On September 5, 2002, Covanta instituted an adversary proceeding in the Southern District Bankruptcy Court seeking a declaration from the Bankruptcy Court that the automatic stay set forth in 11 U.S.C § 362 applied to the State Court action initiated by Covanta, or in the alternative, an injunction under the equitable powers granted to the Bankruptcy Court under 11 U.S.C. § 105. On September 12, 2002, OCRRA moved in the Northern District Court for an Order to Show Cause and Temporary Restraining Order barring Covanta's prosecution of the adversary proceeding in the Southern District Bankruptcy Court. After reviewing the papers submitted by the respective parties hearing their oral arguments thereon, in an order dated September 23, 2002, this court granted OCRRA's motion and permanently enjoined Covanta from proceeding with the adversary proceeding in the Southern District Bankruptcy Court.
Covanta filed a Notice of Appeal in the Northern District Court and a Motion to Expedite Appeal in the United States Circuit of Appeals for the Second Circuit, alleging that special exemplary facts exist to warrant an extraordinary finding by the Second Circuit to expedite the appeal over any other pending before it. The Motion to Expedite Appeal motion was granted by the Second Circuit on October 3, 2002.
On October 1, 2002, Covanta moved for an order from this court requesting injunctive relief pending appeal, and a temporary restraining order ("TRO") pending oral argument on the motion. On October 4, 2002, this court denied the request for a TRO. The parties presented there oral argument on the motion to the court on October 11, 2002.
DISCUSSION
The standard for granting a stay pending appeal is well established. The party seeking the stay must demonstrate:
(1) whether the movant will suffer irreparable injury absent a stay,
(2) whether a party will suffer a substantial injury if a stay is issued,
(3) whether a movant has demonstrated "a substantial possibility, although less than a likelihood of, success on appeal," and
(4) the public interest that may be effected.
Hirschfeld v. Board of Elections, 984 F.2d 35, 39 (2d Cir. 1993). The moving party must show satisfactory evidence of all four criteria. In re Charles Lilian Brown's Hotel, Inc., 93 B.R. 49, 53 (Bankr.S.D.N.Y. 1988). "[Movant's] failure to satisfy one prong of the standard for granting a stay pending appeal dooms this motion." Green Point Bank v.
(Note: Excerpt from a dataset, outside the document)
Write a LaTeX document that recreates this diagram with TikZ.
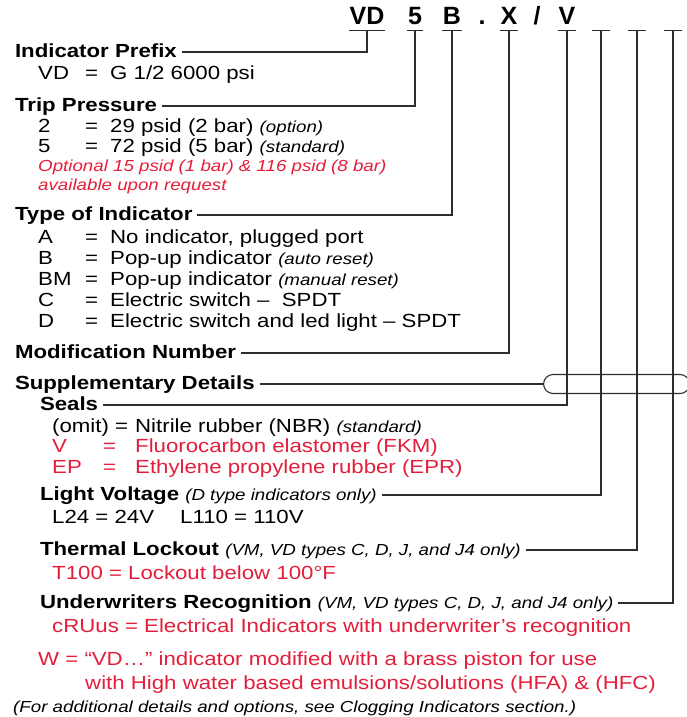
\documentclass[tikz,border=0pt]{standalone}
\usepackage{fontspec}
\setmainfont{Liberation Sans}[FakeStretch=1.17]
\newfontfamily\codefont{Liberation Sans}
\usepackage{xcolor}
\usepackage{tikz}
\usetikzlibrary{positioning}

\definecolor{specred}{RGB}{228,30,58}
\definecolor{lead}{RGB}{45,45,45}

\newcommand{\keyrow}[2]{\makebox[47pt][l]{#1}\makebox[25pt][l]{=}#2}
\newcommand{\optnote}[1]{{\fontsize{16}{16}\selectfont\mdseries\itshape #1}}
\newcommand{\rowset}[1]{\begin{tabular}[t]{@{}l@{}}#1\end{tabular}}

\begin{document}
\begin{tikzpicture}[
    x=1pt, y=-1pt,
    txt/.style={anchor=base west, inner sep=0pt, font=\fontsize{19}{21}\selectfont},
    note/.style={txt, font=\fontsize{16}{19}\selectfont\itshape},
    head/.style={anchor=base west, inner sep=0pt, outer xsep=5pt, text height=14pt, text depth=4pt, font=\fontsize{19}{21}\selectfont\bfseries},
    code/.style={anchor=base, inner xsep=0.8pt, inner ysep=5pt, text depth=0pt, font=\codefont\fontsize{25}{25}\selectfont\bfseries},
    blank/.style={code, minimum width=18pt},
    link/.style={draw=lead, line width=1.1pt},
    brk/.style={link, rounded corners=9.5pt, minimum width=146pt, minimum height=19pt, inner sep=0pt, anchor=west}
  ]
  \useasboundingbox (0,0) rectangle (687,717);

  % model code along the top
  \node[code] (cVD) at (367,25) {VD};
  \node[code] (c5) at (415,25) {5};
  \node[code] (cB) at (452,25) {B};
  \node[code] (cdot) at (482,25) {.};
  \node[code] (cX) at (509,25) {X};
  \node[code] (cslash) at (537,25) {/};
  \node[code] (cV) at (567,25) {V};
  \node[blank] (cb1) at (601,25) {};
  \node[blank] (cb2) at (637,25) {};
  \node[blank] (cb3) at (673,25) {};
  \foreach \c in {cVD,c5,cB,cX,cV,cb1,cb2,cb3}
    \draw[link] (\c.south west) -- (\c.south east);

  % headings
  \node[head] (pfx) at (10,57) {Indicator Prefix};
  \node[head] (trip) at (10,111) {Trip Pressure};
  \node[head] (type) at (10,220) {Type of Indicator};
  \node[head] (mod) at (10,358) {Modification Number};
  \node[head] (supp) at (10,389) {Supplementary Details};
  \node[head] (seals) at (35,410) {Seals};
  \node[head] (light) at (35,500) {Light Voltage \optnote{(D type indicators only)}};
  \node[head] (therm) at (35,555) {Thermal Lockout \optnote{(VM, VD types C, D, J, and J4 only)}};
  \node[head] (ul) at (35,608) {Underwriters Recognition \optnote{(VM, VD types C, D, J, and J4 only)}};

  % option lists
  \node[txt] (pfxrows) at (38,79) {\keyrow{VD}{G 1/2 6000 psi}};
  \node[txt, font=\fontsize{19}{20}\selectfont] (triprows) at (38,132)
    {\rowset{\keyrow{2}{29 psid (2 bar) \optnote{(option)}}\\
     \keyrow{5}{72 psid (5 bar) \optnote{(standard)}}}};
  \node[note, text=specred] (tripnote) at (38,171)
    {\rowset{Optional 15 psid (1 bar) \& 116 psid (8 bar)\\available upon request}};
  \node[txt] (typerows) at (38,243)
    {\rowset{\keyrow{A}{No indicator, plugged port}\\
     \keyrow{B}{Pop-up indicator \optnote{(auto reset)}}\\
     \keyrow{BM}{Pop-up indicator \optnote{(manual reset)}}\\
     \keyrow{C}{Electric switch --\ \ SPDT}\\
     \keyrow{D}{Electric switch and led light -- SPDT}}};
  \node[txt, font=\fontsize{19}{20.5}\selectfont] (sealrows) at (52,432)
    {\rowset{\makebox[83pt][l]{(omit) =}Nitrile rubber (NBR) \optnote{(standard)}\\
     \textcolor{specred}{\makebox[51pt][l]{V}\makebox[32pt][l]{=}Fluorocarbon elastomer (FKM)}\\
     \textcolor{specred}{\makebox[51pt][l]{EP}\makebox[32pt][l]{=}Ethylene propylene rubber (EPR)}}};
  \node[txt] (lightrows) at (52,523) {\makebox[128pt][l]{L24 = 24V}L110 = 110V};
  \node[txt, text=specred] (thermrow) at (52,579) {T100 = Lockout below 100°F};
  \node[txt, text=specred] (ulrow) at (52,632) {cRUus = Electrical Indicators with underwriter’s recognition};
  \node[txt, text=specred, font=\fontsize{19}{24}\selectfont] (wnote) at (38,665)
    {\rowset{W = “VD…” indicator modified with a brass piston for use\\
     \hspace*{47pt}with High water based emulsions/solutions (HFA) \& (HFC)}};
  \node[note] (foot) at (13,712) {(For additional details and options, see Clogging Indicators section.)};

  % leaders from headings up to the code
  \draw[link] (pfx.east) -| (cVD.south);
  \draw[link] (trip.east) -| (c5.south);
  \draw[link] (type.east) -| (cB.south);
  \draw[link] (mod.east) -| (cX.south);
  \draw[link] (seals.east) -| (cV.south);
  \draw[link] (light.east) -| (cb1.south);
  \draw[link] (therm.east) -| (cb2.south);
  \draw[link] (ul.east) -| (cb3.south);

  % bracket for the supplementary group
  \node[brk] (suppbr) at (543,384) {};
  \draw[link] (supp.east) -- (suppbr.west);
\end{tikzpicture}
\end{document}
Treston, 188 B.R. 9,12 (S.D.N.Y. 1995).
Covanta's request for a stay pending appeal cannot succeed, since it has not satisfied all criteria of the standard. It has not demonstrated "a substantial possibility although less than the likelihood of success on the merits." Hirschfeld, 984 F.2d at 39, and cannot do so. The question of stay application in this action is moot because a federal bankruptcy court is not empowered to hear this case.
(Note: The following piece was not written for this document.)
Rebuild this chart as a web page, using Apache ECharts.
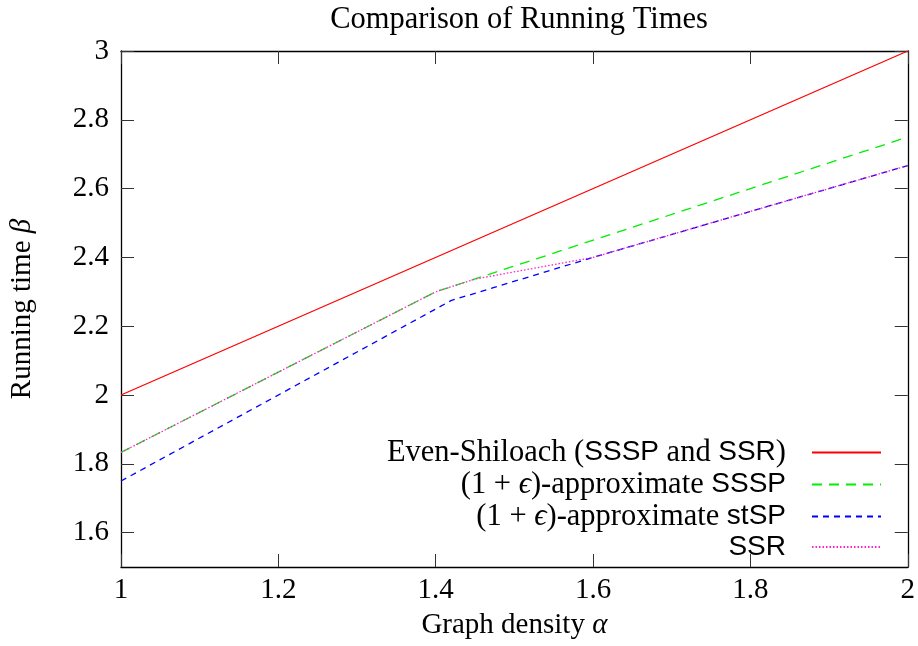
<!DOCTYPE html>
<html>
<head>
<meta charset="utf-8">
<script src="https://cdn.jsdelivr.net/npm/echarts@6/dist/echarts.min.js"></script>
<style>html,body{margin:0;padding:0;background:#fff}#c{width:918px;height:646px}</style>
</head>
<body>
<div id="c"></div>
<script>
// ---- data ----
const seriesNames = ['Even-Shiloach (SSSP and SSR)', '(1 + ϵ)-approximate SSSP', '(1 + ϵ)-approximate stSP', 'SSR'];
const esAlpha   = [1, 2];
const esBeta    = [2, 3];
const sssAlpha  = [1, 1.4, 2];
const sssBeta   = [1.833, 2.3, 2.75];
const stAlpha   = [1, 1.42, 1.6, 2];
const stBeta    = [1.75, 2.275, 2.4, 2.667];
const ssrAlpha  = [1, 1.4, 1.45, 1.6, 2];
const ssrBeta   = [1.833, 2.3, 2.337, 2.4, 2.667];
const xTicks = [1, 1.2, 1.4, 1.6, 1.8, 2];
const yTicks = [1.6, 1.8, 2, 2.2, 2.4, 2.6, 2.8, 3];

const SERIF = 'Liberation Serif';
const SANS = 'Liberation Sans';
const FS = 29;

function pairs(xs, ys) { return xs.map((x, i) => [x, ys[i]]); }

const legendRich = {
  s: { fontFamily: SERIF, fontSize: 30.5, lineHeight: 29, color: '#000' },
  i: { fontFamily: SERIF, fontSize: 30.5, fontStyle: 'italic', lineHeight: 29, color: '#000' },
  f: { fontFamily: SANS, fontSize: 28, lineHeight: 29, color: '#000' }
};
const nameRich = {
  i: { fontFamily: SERIF, fontSize: FS, fontStyle: 'italic', color: '#000' }
};
const legendText = {};
legendText[seriesNames[0]] = '{s|Even-Shiloach (}{f|SSSP}{s| and }{f|SSR}{s|)}';
legendText[seriesNames[1]] = '{s|(1 + }{i|ϵ}{s|)-approximate }{f|SSSP}';
legendText[seriesNames[2]] = '{s|(1 + }{i|ϵ}{s|)-approximate }{f|stSP}';
legendText[seriesNames[3]] = '{f|SSR}';

const tickStyle = { show: true, inside: true, length: 13, lineStyle: { color: '#333', width: 1 } };
const lineStyleAxis = { show: true, onZero: false, lineStyle: { color: '#000', width: 1.3 } };

const chart = echarts.init(document.getElementById('c'), null, { renderer: 'canvas' });
chart.setOption({
  animation: false,
  backgroundColor: '#fff',
  title: {
    text: 'Comparison of Running Times',
    left: 514, top: -1, textAlign: 'center',
    textStyle: { fontFamily: SERIF, fontSize: 30.5, fontWeight: 'normal', color: '#000' }
  },
  grid: { left: 120, right: 9, top: 51, bottom: 79 },
  legend: {
    orient: 'vertical', align: 'right', right: 36, top: 437, padding: 0,
    itemWidth: 69, itemHeight: 14, itemGap: 1,
    data: seriesNames,
    formatter: name => legendText[name],
    textStyle: { rich: legendRich, padding: [0, 21, 0, 0] },
    itemStyle: { opacity: 0 },
    selectedMode: false
  },
  xAxis: [{
    type: 'value', min: 1, max: 2, interval: 0.2, position: 'bottom',
    name: 'Graph density {i|α}', nameLocation: 'middle', nameGap: 44,
    nameTextStyle: { fontFamily: SERIF, fontSize: FS, color: '#000', rich: nameRich },
    axisLine: lineStyleAxis, axisTick: Object.assign({ customValues: xTicks }, tickStyle),
    axisLabel: { customValues: xTicks, margin: 9, fontFamily: SERIF, fontSize: FS, color: '#000' },
    splitLine: { show: false }
  }, {
    type: 'value', min: 1, max: 2, interval: 0.2, position: 'top',
    axisLine: lineStyleAxis, axisTick: Object.assign({ customValues: xTicks }, tickStyle),
    axisLabel: { show: false }, splitLine: { show: false }
  }],
  yAxis: [{
    type: 'value', min: 1.5, max: 3, position: 'left',
    name: 'Running time {i|β}', nameLocation: 'middle', nameGap: 84,
    nameTextStyle: { fontFamily: SERIF, fontSize: FS, color: '#000', rich: nameRich },
    axisLine: lineStyleAxis, axisTick: Object.assign({ customValues: yTicks }, tickStyle),
    axisLabel: { customValues: yTicks, margin: 12, fontFamily: SERIF, fontSize: FS, color: '#000' },
    splitLine: { show: false }
  }, {
    type: 'value', min: 1.5, max: 3, position: 'right',
    axisLine: lineStyleAxis, axisTick: Object.assign({ customValues: yTicks }, tickStyle),
    axisLabel: { show: false }, splitLine: { show: false }
  }],
  series: [
    { name: seriesNames[0], type: 'line', data: pairs(esAlpha, esBeta), symbol: 'none', showSymbol: false,
      color: '#ff0000', lineStyle: { color: '#ff0000', width: 1.3, type: 'solid' } },
    { name: seriesNames[1], type: 'line', data: pairs(sssAlpha, sssBeta), symbol: 'none', showSymbol: false,
      color: '#00ee00', lineStyle: { color: '#00ee00', width: 1.3, type: [10, 7] } },
    { name: seriesNames[2], type: 'line', data: pairs(stAlpha, stBeta), symbol: 'none', showSymbol: false,
      color: '#0000ff', lineStyle: { color: '#0000ff', width: 1.3, type: [6, 5] } },
    { name: seriesNames[3], type: 'line', data: pairs(ssrAlpha, ssrBeta), symbol: 'none', showSymbol: false,
      color: '#ff22cc', lineStyle: { color: '#ff22cc', width: 1.3, type: [1.5, 2] } }
  ]
});
</script>
</body>
</html>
As this court explained in its abstention Memorandum Decision and Order of August 13, 2002: In Northern Pipeline Construction Co. v. Marathon Pipe Line Co., 450 U.S. 50, 102 S.Ct. 2858, 73 L.Ed.2d 598 (1982) (plurality opinion), the Supreme Court held that it is unconstitutional for "a bankruptcy court to adjudicate a state breach of contract claim brought by a debtor against a defendant who has not filed a claim with the Bankruptcy Court, when the contract was executed prior to the filing of the bankruptcy petition." 458 U.S. at 87, 102 S.Ct. at 2880) McMahon v. Providence Capitol Enterprises, Inc., 222 B.R. 205, 207 (S.D.N.Y. 1998). The fact that Coventa's state court action also requests declaratory relief does not obscure the essentially legal nature of the action. The questions involved are traditional common law issues which can and should be decided by a jury. Simler v. Connor, 372 U.S. 221, 223, 83 S.Ct. 609, 611, 9 L.Ed.2d 691 (1963). Following Marathon, it is well-settled that [the Constitution] prohibits bankruptcy courts from adjudicating pre-petition contract claims — that is, claims arising prior to the bankruptcy." Tultex Corp. v. Freeze Lids, L.L.C., 252 B.R. 32, 36 (S.D.N.Y. 2000) (citing Phillips Constructors v. City of Burlington, Vermont, 45 F.3d 702, 705 (2d Cir. 1995). Hence, the Second Circuit has held that "a breach of contract action by a debtor against a party to a pre-petition contract, who filed no claim with the bankruptcy court is non-core." Orion Pictures Corp v. Showtime Networks, Inc., 4 F.3d 1095, 1102 (2d Cir. 1993). In light of the Second Circuit's admonition that district court's should be ever mindful that "there is no evidence of any Congressional intent to contravene the Supreme Court's ruling in Marathon," Orion Pictures Corporation v. Showtime Networks, Inc., 4 F.3d 1095 (2d Cir. 1993), and not wanting to create an "exception to Marathon that would swallow the rule," id, this court finds that because the proceedings in the instant case duplicate those in Orion, i.e. a debtor instituted a pre-petition breach of contract action, and the defendant not filing a proof of claim or counterclaims against the bankrupt estate, it is also non-core, and therefore not subject to bankruptcy court jurisdiction without the consent of the parties.
Accordingly, for the reasons set forth above, Plaintiff-Appellant Covanta's motion for an injunction pending appeal is DENIED.